• **Task requirements**
Copy the data exactly as it appears, and do not include any pictures.
━━━ Information supplied
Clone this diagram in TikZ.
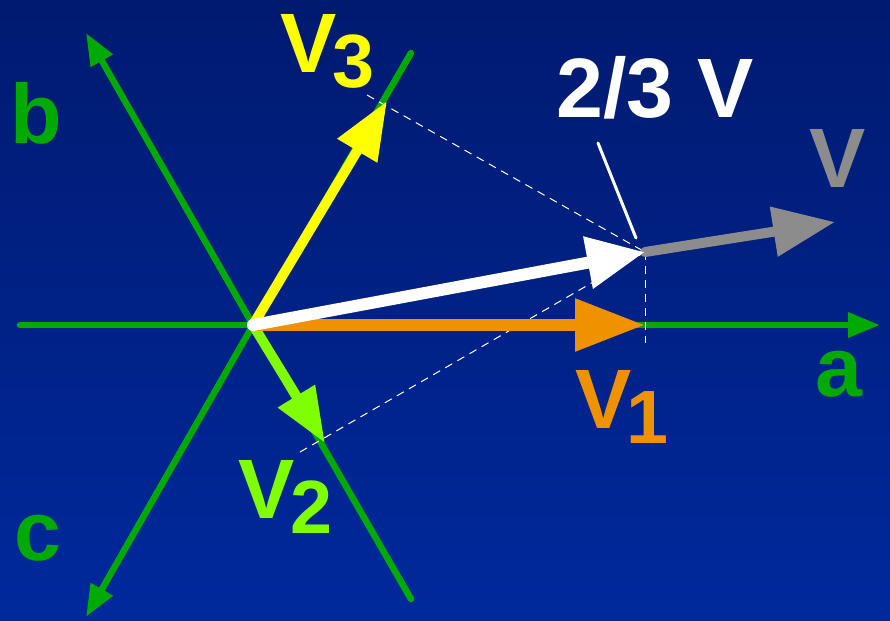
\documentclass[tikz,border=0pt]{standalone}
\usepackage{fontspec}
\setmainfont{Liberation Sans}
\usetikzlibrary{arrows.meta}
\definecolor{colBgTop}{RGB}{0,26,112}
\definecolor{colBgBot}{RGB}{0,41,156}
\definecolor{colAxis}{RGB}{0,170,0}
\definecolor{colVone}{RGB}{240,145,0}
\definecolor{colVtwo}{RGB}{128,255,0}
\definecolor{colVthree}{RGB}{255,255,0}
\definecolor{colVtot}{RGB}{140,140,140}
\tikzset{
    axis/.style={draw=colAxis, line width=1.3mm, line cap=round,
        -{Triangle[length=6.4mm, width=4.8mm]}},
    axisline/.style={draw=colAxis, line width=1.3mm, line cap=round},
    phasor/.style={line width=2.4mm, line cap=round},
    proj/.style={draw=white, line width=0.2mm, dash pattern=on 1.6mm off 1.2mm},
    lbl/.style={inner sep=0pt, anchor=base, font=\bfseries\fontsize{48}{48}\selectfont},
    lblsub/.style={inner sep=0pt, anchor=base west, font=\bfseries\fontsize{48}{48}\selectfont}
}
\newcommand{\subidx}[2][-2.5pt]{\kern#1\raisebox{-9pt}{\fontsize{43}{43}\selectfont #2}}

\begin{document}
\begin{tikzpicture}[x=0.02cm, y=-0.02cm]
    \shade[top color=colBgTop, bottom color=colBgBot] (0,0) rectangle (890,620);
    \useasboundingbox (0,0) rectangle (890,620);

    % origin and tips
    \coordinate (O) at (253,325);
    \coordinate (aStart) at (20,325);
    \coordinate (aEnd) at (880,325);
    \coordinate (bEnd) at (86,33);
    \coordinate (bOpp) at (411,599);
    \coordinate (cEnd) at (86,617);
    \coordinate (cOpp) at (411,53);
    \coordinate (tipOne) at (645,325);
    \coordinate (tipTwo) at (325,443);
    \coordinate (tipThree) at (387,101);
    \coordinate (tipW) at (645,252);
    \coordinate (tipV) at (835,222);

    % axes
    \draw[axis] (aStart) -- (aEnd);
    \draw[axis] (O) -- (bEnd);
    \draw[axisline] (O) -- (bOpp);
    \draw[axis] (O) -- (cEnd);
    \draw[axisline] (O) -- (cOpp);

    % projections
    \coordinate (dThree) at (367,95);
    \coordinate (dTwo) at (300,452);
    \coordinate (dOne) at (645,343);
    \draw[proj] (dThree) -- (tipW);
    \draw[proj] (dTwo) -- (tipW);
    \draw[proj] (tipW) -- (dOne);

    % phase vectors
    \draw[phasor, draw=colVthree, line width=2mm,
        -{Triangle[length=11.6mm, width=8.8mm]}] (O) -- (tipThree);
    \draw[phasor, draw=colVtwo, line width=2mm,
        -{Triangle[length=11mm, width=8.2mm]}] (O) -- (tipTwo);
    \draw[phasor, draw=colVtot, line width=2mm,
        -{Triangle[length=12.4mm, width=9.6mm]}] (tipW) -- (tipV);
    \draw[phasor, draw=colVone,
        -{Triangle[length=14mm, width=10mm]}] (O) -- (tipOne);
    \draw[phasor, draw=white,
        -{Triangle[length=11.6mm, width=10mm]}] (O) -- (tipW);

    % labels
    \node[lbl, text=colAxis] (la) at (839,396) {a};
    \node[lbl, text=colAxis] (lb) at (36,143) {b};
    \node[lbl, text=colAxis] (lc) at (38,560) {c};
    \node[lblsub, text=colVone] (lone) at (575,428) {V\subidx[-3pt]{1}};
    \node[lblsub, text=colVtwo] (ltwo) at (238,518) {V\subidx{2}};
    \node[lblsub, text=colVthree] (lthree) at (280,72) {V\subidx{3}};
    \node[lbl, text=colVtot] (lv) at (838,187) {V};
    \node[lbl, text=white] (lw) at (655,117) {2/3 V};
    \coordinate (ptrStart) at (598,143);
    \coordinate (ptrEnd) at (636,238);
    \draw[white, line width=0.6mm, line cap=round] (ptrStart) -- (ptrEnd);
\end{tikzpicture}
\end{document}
━━━━━━
• **Full output**
Clone this diagram in TikZ.
\documentclass[tikz,border=0pt]{standalone}
\usepackage{fontspec}
\setmainfont{Liberation Sans}
\usetikzlibrary{arrows.meta}
\definecolor{colBgTop}{RGB}{0,26,112}
\definecolor{colBgBot}{RGB}{0,41,156}
\definecolor{colAxis}{RGB}{0,170,0}
\definecolor{colVone}{RGB}{240,145,0}
\definecolor{colVtwo}{RGB}{128,255,0}
\definecolor{colVthree}{RGB}{255,255,0}
\definecolor{colVtot}{RGB}{140,140,140}
\tikzset{
    axis/.style={draw=colAxis, line width=1.3mm, line cap=round,
        -{Triangle[length=6.4mm, width=4.8mm]}},
    axisline/.style={draw=colAxis, line width=1.3mm, line cap=round},
    phasor/.style={line width=2.4mm, line cap=round},
    proj/.style={draw=white, line width=0.2mm, dash pattern=on 1.6mm off 1.2mm},
    lbl/.style={inner sep=0pt, anchor=base, font=\bfseries\fontsize{48}{48}\selectfont},
    lblsub/.style={inner sep=0pt, anchor=base west, font=\bfseries\fontsize{48}{48}\selectfont}
}
\newcommand{\subidx}[2][-2.5pt]{\kern#1\raisebox{-9pt}{\fontsize{43}{43}\selectfont #2}}

\begin{document}
\begin{tikzpicture}[x=0.02cm, y=-0.02cm]
    \shade[top color=colBgTop, bottom color=colBgBot] (0,0) rectangle (890,620);
    \useasboundingbox (0,0) rectangle (890,620);

    % origin and tips
    \coordinate (O) at (253,325);
    \coordinate (aStart) at (20,325);
    \coordinate (aEnd) at (880,325);
    \coordinate (bEnd) at (86,33);
    \coordinate (bOpp) at (411,599);
    \coordinate (cEnd) at (86,617);
    \coordinate (cOpp) at (411,53);
    \coordinate (tipOne) at (645,325);
    \coordinate (tipTwo) at (325,443);
    \coordinate (tipThree) at (387,101);
    \coordinate (tipW) at (645,252);
    \coordinate (tipV) at (835,222);

    % axes
    \draw[axis] (aStart) -- (aEnd);
    \draw[axis] (O) -- (bEnd);
    \draw[axisline] (O) -- (bOpp);
    \draw[axis] (O) -- (cEnd);
    \draw[axisline] (O) -- (cOpp);

    % projections
    \coordinate (dThree) at (367,95);
    \coordinate (dTwo) at (300,452);
    \coordinate (dOne) at (645,343);
    \draw[proj] (dThree) -- (tipW);
    \draw[proj] (dTwo) -- (tipW);
    \draw[proj] (tipW) -- (dOne);

    % phase vectors
    \draw[phasor, draw=colVthree, line width=2mm,
        -{Triangle[length=11.6mm, width=8.8mm]}] (O) -- (tipThree);
    \draw[phasor, draw=colVtwo, line width=2mm,
        -{Triangle[length=11mm, width=8.2mm]}] (O) -- (tipTwo);
    \draw[phasor, draw=colVtot, line width=2mm,
        -{Triangle[length=12.4mm, width=9.6mm]}] (tipW) -- (tipV);
    \draw[phasor, draw=colVone,
        -{Triangle[length=14mm, width=10mm]}] (O) -- (tipOne);
    \draw[phasor, draw=white,
        -{Triangle[length=11.6mm, width=10mm]}] (O) -- (tipW);

    % labels
    \node[lbl, text=colAxis] (la) at (839,396) {a};
    \node[lbl, text=colAxis] (lb) at (36,143) {b};
    \node[lbl, text=colAxis] (lc) at (38,560) {c};
    \node[lblsub, text=colVone] (lone) at (575,428) {V\subidx[-3pt]{1}};
    \node[lblsub, text=colVtwo] (ltwo) at (238,518) {V\subidx{2}};
    \node[lblsub, text=colVthree] (lthree) at (280,72) {V\subidx{3}};
    \node[lbl, text=colVtot] (lv) at (838,187) {V};
    \node[lbl, text=white] (lw) at (655,117) {2/3 V};
    \coordinate (ptrStart) at (598,143);
    \coordinate (ptrEnd) at (636,238);
    \draw[white, line width=0.6mm, line cap=round] (ptrStart) -- (ptrEnd);
\end{tikzpicture}
\end{document}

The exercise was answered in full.